- WHAT IS NEEDED -
Lines containing "this" are to be counted. Give the number and nothing more.

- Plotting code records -
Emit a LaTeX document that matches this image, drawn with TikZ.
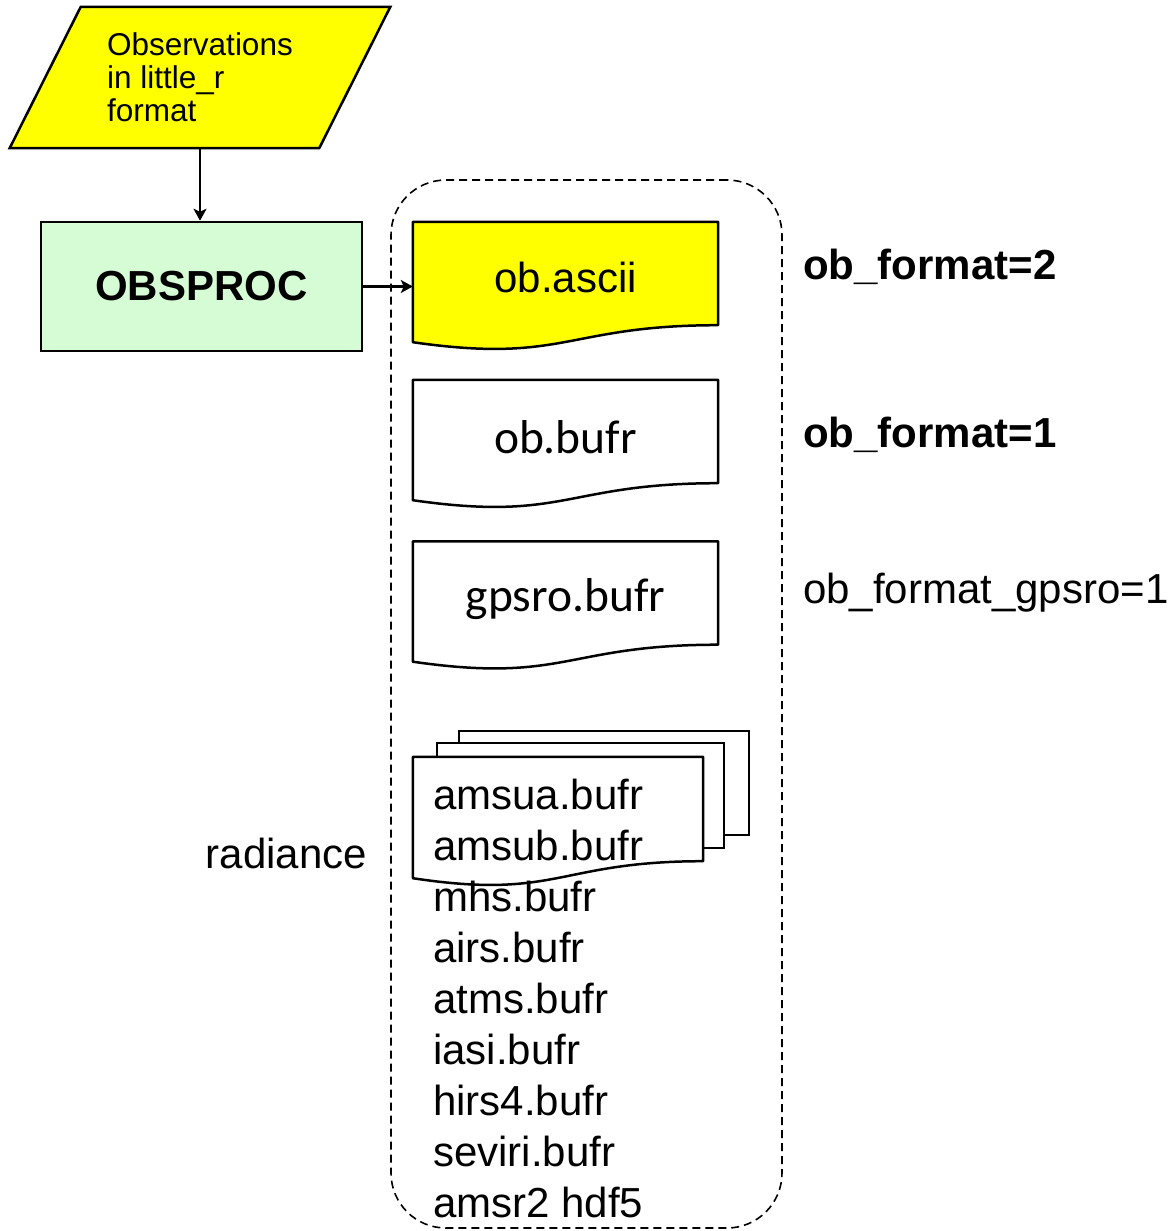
\documentclass[tikz,border=0pt]{standalone}
\usepackage{fontspec}
\setmainfont{Liberation Sans}
\newfontfamily\calfont{Carlito}
\usetikzlibrary{positioning, arrows.meta, calc, shapes.geometric}

\definecolor{obsyellow}{RGB}{255,255,0}
\definecolor{procgreen}{RGB}{213,252,213}

\tikzset{
    flowline/.style={line width=2.2pt, -{Stealth[length=12pt,width=13pt,inset=3pt]}},
    docline/.style={draw, line width=2.5pt, line join=round},
    docbox/.style={inner sep=0pt, minimum width=305pt, minimum height=103pt},
    bigtext/.style={font=\fontsize{42}{51}\selectfont},
}

\begin{document}
\begin{tikzpicture}[x=1pt,y=-1pt]

            \useasboundingbox (0,0) rectangle (1171,1231);

            % dashed group round the input files
            \node[draw, dashed, line width=1.6pt, dash pattern=on 8pt off 5pt,
                  rounded corners=55pt, minimum width=391pt, minimum height=1048pt]
                  (group) at (586.5,704) {};

            \node[trapezium, trapezium stretches=true, trapezium left angle=59.2,
                  trapezium right angle=120.8, minimum width=382pt, minimum height=141pt,
                  draw, line width=2.5pt, fill=obsyellow, align=left,
                  font=\fontsize{31.5}{33}\selectfont] (obs) at (200,77.5)
                  {Observations\\in little\_r\\format};

            \node[draw, line width=2.5pt, fill=procgreen, minimum width=321pt, minimum height=129pt,
                  font=\fontsize{42}{51}\selectfont\bfseries] (obsproc) at (201.5,286.5) {OBSPROC};

            \node[docbox] (ascii) at (565.5,273.5) {};
            \node[docbox] (bufr) at (565.5,431.5) {};
            \node[docbox] (gpsro) at (565.5,593) {};

            % stacked pages behind the radiance file
            \node[draw, line width=2.5pt, fill=white, minimum width=290pt, minimum height=104pt] (page3) at (604,783) {};
            \node[draw, line width=2.5pt, fill=white, minimum width=287pt, minimum height=105pt] (page2) at (580.5,795.5) {};
            \node[inner sep=0pt, minimum width=290pt, minimum height=104pt] (rad) at (558,809) {};

            % wavy document outlines
            \foreach \n/\col in {ascii/obsyellow, bufr/white, gpsro/white, rad/white} {
                \path[docline, fill=\col] (\n.south east)
                    .. controls (\n.south) and ($(\n.south)+(0,39)$) .. ($(\n.south west)+(0,17)$)
                    -- (\n.north west) -- (\n.north east) -- cycle;
            }

            \node[bigtext] (asciitext) at (565.5,277) {ob.ascii};
            \node[font=\calfont\fontsize{47.5}{55}\selectfont] (bufrtext) at (565.5,437) {ob.bufr};
            \node[font=\calfont\fontsize{47.5}{55}\selectfont] (gpsrotext) at (565.5,599) {gpsro.bufr};

            \node[bigtext, align=left, anchor=north west, inner sep=0pt] (radlist) at (433,779)
                {amsua.bufr\\amsub.bufr\\mhs.bufr\\airs.bufr\\atms.bufr\\iasi.bufr\\hirs4.bufr\\seviri.bufr\\amsr2 hdf5};

            \node[bigtext, anchor=east, inner sep=0pt] (radlabel) at (367,853) {radiance};

            \node[font=\fontsize{42}{51}\selectfont\bfseries, anchor=west, inner sep=0pt] (fmt2) at (803,267) {ob\_format=2};
            \node[font=\fontsize{42}{51}\selectfont\bfseries, anchor=west, inner sep=0pt] (fmt1) at (803,435) {ob\_format=1};
            \node[bigtext, anchor=west, inner sep=0pt] (fmtgps) at (803,593) {ob\_format\_gpsro=1};

            \path[flowline]
            (obs.south) edge (obs.south |- obsproc.north)
            (obsproc.east) edge (obsproc.east -| ascii.west)
            ;
        \end{tikzpicture}
\end{document}
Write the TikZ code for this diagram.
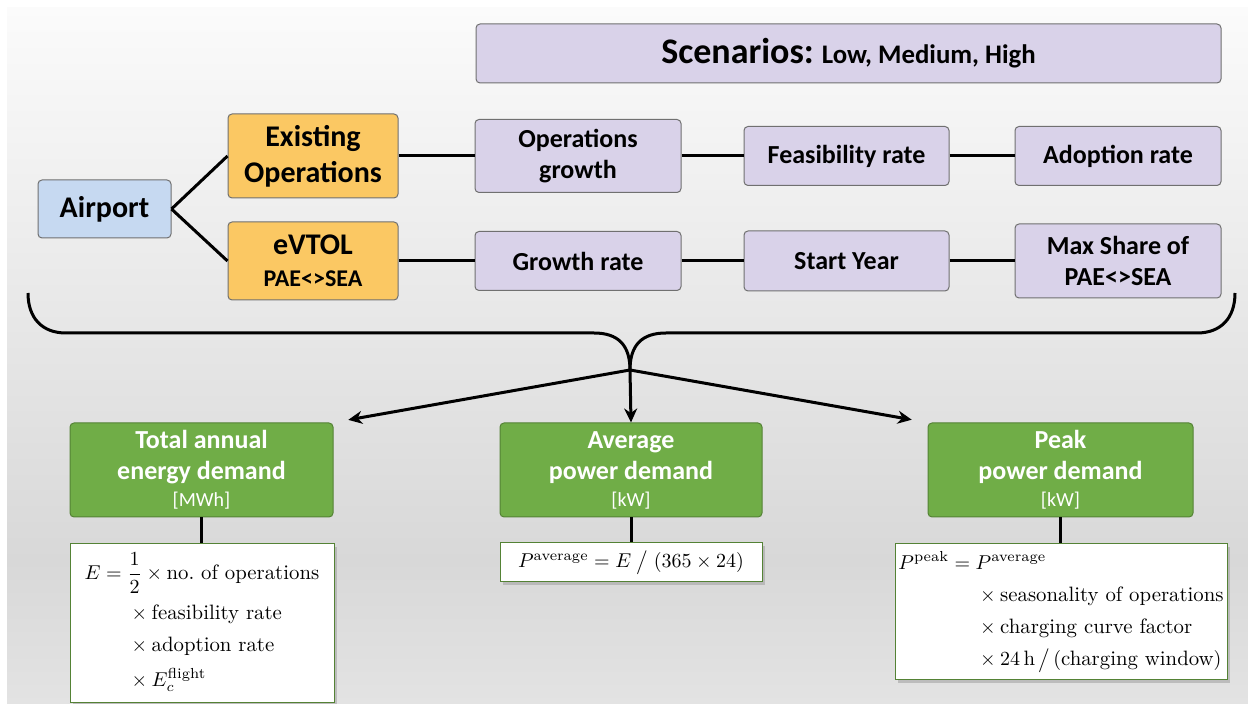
\documentclass[tikz,border=0pt]{standalone}
\usepackage{amsmath}
\usepackage{fontspec}
\newfontfamily\calfont{Carlito}
\usetikzlibrary{arrows.meta,shadows}
\definecolor{scenpurple}{RGB}{217,210,233}
\definecolor{boxgray}{RGB}{112,112,112}
\definecolor{airblue}{RGB}{198,217,241}
\definecolor{opsorange}{RGB}{251,200,99}
\definecolor{demgreen}{RGB}{112,173,71}
\definecolor{demdark}{RGB}{84,130,53}
\definecolor{bgtop}{RGB}{251,251,251}
\definecolor{bgmid}{RGB}{216,216,216}
\definecolor{bgbot}{RGB}{227,227,227}
\setlength{\jot}{3.5pt}

\begin{document}
\begin{tikzpicture}[x=0.5pt, y=-0.5pt,
  box/.style={rectangle, rounded corners=2pt, draw=boxgray, line width=0.5pt, align=center, inner sep=1pt},
  parambox/.style={box, fill=scenpurple, minimum width=103pt, minimum height=29.5pt, font=\calfont\bfseries\fontsize{13}{15.5}\selectfont},
  opsbox/.style={box, fill=opsorange, minimum width=85pt, font=\calfont\bfseries\fontsize{15}{18}\selectfont},
  demandbox/.style={box, draw=demdark, fill=demgreen, text=white, minimum width=131.5pt, minimum height=47pt, font=\calfont\bfseries\fontsize{13}{15.5}\selectfont},
  eqbox/.style={rectangle, draw=demdark, line width=0.5pt, fill=white, inner sep=1pt, font=\fontsize{10.4}{12.5}\selectfont,
    drop shadow={shadow xshift=1.5pt, shadow yshift=-1.5pt, fill=black!40}},
  link/.style={line width=1.5pt, black},
  flow/.style={link, -{Stealth[length=7pt,width=6.5pt]}}]
\useasboundingbox (0,0) rectangle (1248,704);
% background
\fill[top color=bgtop, bottom color=bgmid] (7,8) rectangle (1248,561);
\fill[top color=bgmid, bottom color=bgbot] (7,560) rectangle (1248,704);
% Scenarios
\node[parambox, minimum width=372.5pt, font=\calfont\bfseries\fontsize{13.4}{16}\selectfont] (scen) at (848.5,53.5) {{\fontsize{18}{21}\selectfont Scenarios:} Low, Medium, High};
% Tree
\node[box, fill=airblue, minimum width=66.5pt, minimum height=29pt, font=\calfont\bfseries\fontsize{15}{18}\selectfont] (airport) at (104.5,209) {Airport};
\node[opsbox, minimum height=42pt] (exist) at (313,156) {Existing\\Operations};
\node[opsbox, minimum height=39pt] (evtol) at (313,261) {eVTOL\\[-2pt]{\fontsize{12}{14}\selectfont PAE<>SEA}};
% Row 1
\node[parambox, minimum height=36.5pt] (opgrow) at (578,156) {Operations\\growth};
\node[parambox, minimum width=102.5pt] (feas) at (846.5,156) {Feasibility rate};
\node[parambox] (adopt) at (1118,156) {Adoption rate};
% Row 2
\node[parambox] (grow) at (578,261) {Growth rate};
\node[parambox, minimum width=102.5pt, minimum height=30pt] (start) at (846.5,261) {Start Year};
\node[parambox, minimum height=37pt] (maxshare) at (1118,261) {Max Share of\\PAE<>SEA};
% tree links
\draw[link] (airport.east) -- (exist.west);
\draw[link] (airport.east) -- (evtol.west);
\draw[link] (exist.east) -- (opgrow.west);
\draw[link] (opgrow.east) -- (feas.west);
\draw[link] (feas.east) -- (adopt.west);
\draw[link] (evtol.east) -- (grow.west);
\draw[link] (grow.east) -- (start.west);
\draw[link] (start.east) -- (maxshare.west);
% Brace
\coordinate (bl) at (28,293);
\coordinate (br) at (1235,293);
\coordinate (tip) at (630,370);
\draw[link] (bl) .. controls (28,318) and (42,333) .. (66,333) -- (594,333) .. controls (618,333) and (630,345) .. (tip);
\draw[link] (br) .. controls (1235,318) and (1221,333) .. (1197,333) -- (666,333) .. controls (642,333) and (630,345) .. (tip);
% Demand boxes
\node[demandbox] (total) at (201.5,470) {Total annual\\energy demand\\[-2pt]{\normalfont\calfont\fontsize{10}{12}\selectfont [MWh]}};
\node[demandbox, minimum width=131pt] (avg) at (631,470) {Average\\power demand\\[-2pt]{\normalfont\calfont\fontsize{10}{12}\selectfont [kW]}};
\node[demandbox, minimum width=132.5pt] (peak) at (1060.5,470) {Peak\\power demand\\[-2pt]{\normalfont\calfont\fontsize{10}{12}\selectfont [kW]}};
\draw[flow, shorten >=7.5pt] (tip) -- (total.north east);
\draw[flow] (tip) -- (avg.north);
\draw[flow, shorten >=8pt] (tip) -- (peak.north west);
% Formulas
\node[eqbox, minimum width=132pt, minimum height=79.5pt] (eqE) at (202,623.5) {$\begin{aligned}
  E ={}& \frac{1}{2}\times\text{no.\ of operations}\\
  &\times\text{feasibility rate}\\
  &\times\text{adoption rate}\\
  &\times E_c^{\text{flight}}
\end{aligned}$};
\node[eqbox, minimum width=131pt, minimum height=19.5pt] (eqavg) at (631,562.5) {$P^{\text{average}} = E \;\big/\; (365\times 24)$};
\node[eqbox, minimum width=166pt, minimum height=68pt] (eqpeak) at (1061,612) {$\begin{aligned}
  P^{\text{peak}} ={}& P^{\text{average}}\\
  &\times\text{seasonality of operations}\\
  &\times\text{charging curve factor}\\
  &\times 24\,\text{h} \,\big/\, (\text{charging window})
\end{aligned}$};
\draw[link] (total.south) -- (total.south |- eqE.north);
\draw[link] (avg.south) -- (avg.south |- eqavg.north);
\draw[link] (peak.south) -- (peak.south |- eqpeak.north);
\end{tikzpicture}
\end{document}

- FULL ANSWER -
2